ECLI:NL:RBNNE:2021:933
Rechtbank Noord-Nederland
- Eerste aanleg - enkelvoudig
- Rechtspraak.nl
Toewijzing verzoek om proceskostenvergoeding in bestuursrechtelijke belastingzaak
In deze zaak heeft de Rechtbank Noord-Nederland op 19 maart 2021 uitspraak gedaan in een bestuursrechtelijke belastingkwestie tussen verzoekster en de inspecteur van de Belastingdienst/kantoor Zwolle. Verzoekster had in de bezwaarfase al een proceskostenvergoeding ontvangen, maar verzocht nu om een vergoeding voor de kosten die zij had gemaakt in de beroepsfase. De inspecteur had eerder een naheffingsaanslag opgelegd voor de omzetbelasting over het tijdvak april 2017 tot en met juni 2017, maar had deze na bezwaar verminderd. Verzoekster trok haar beroep in nadat de inspecteur haar tegemoet was gekomen door de naheffingsaanslag en de belastingrentebeschikking te vernietigen.

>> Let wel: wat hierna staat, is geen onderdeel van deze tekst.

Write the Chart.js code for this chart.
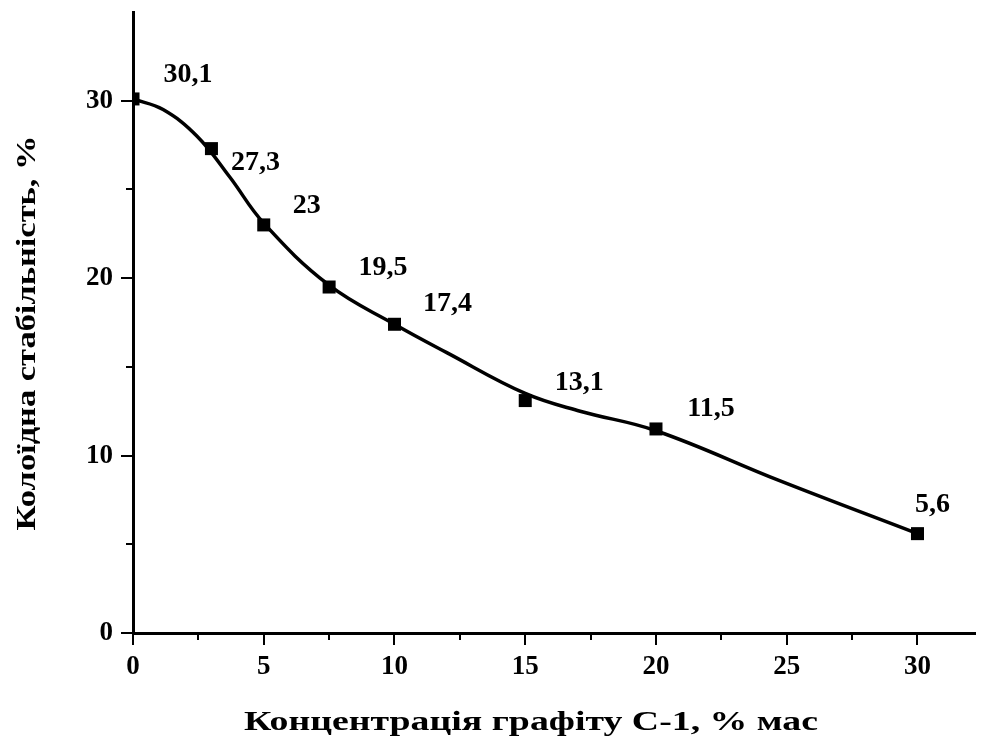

De rechtbank oordeelde dat, op basis van artikel 8:54 van de Algemene wet bestuursrecht (Awb), zij zonder nader onderzoek kon beslissen. Aangezien het beroep was ingetrokken omdat de inspecteur aan verzoekster tegemoet was gekomen, kon de rechtbank verzoekster in de proceskosten veroordelen. De rechtbank begrootte de kosten aan de zijde van verzoekster op € 534, wat overeenkomt met 1 punt voor het indienen van een beroepschrift. De rechtbank merkte op dat de inspecteur in de bezwaarfase al een kostenvergoeding had toegekend van € 730,80 en dat er geen aanleiding was om voor de bezwaarfase opnieuw een proceskostenvergoeding toe te kennen.
De rechtbank besloot dat de inspecteur verplicht was om het door verzoekster betaalde griffierecht van € 354 te vergoeden. De uitspraak werd openbaar gemaakt op de maandag na de uitspraakdatum, en verzoekster kan binnen zes weken verzet aantekenen tegen deze uitspraak.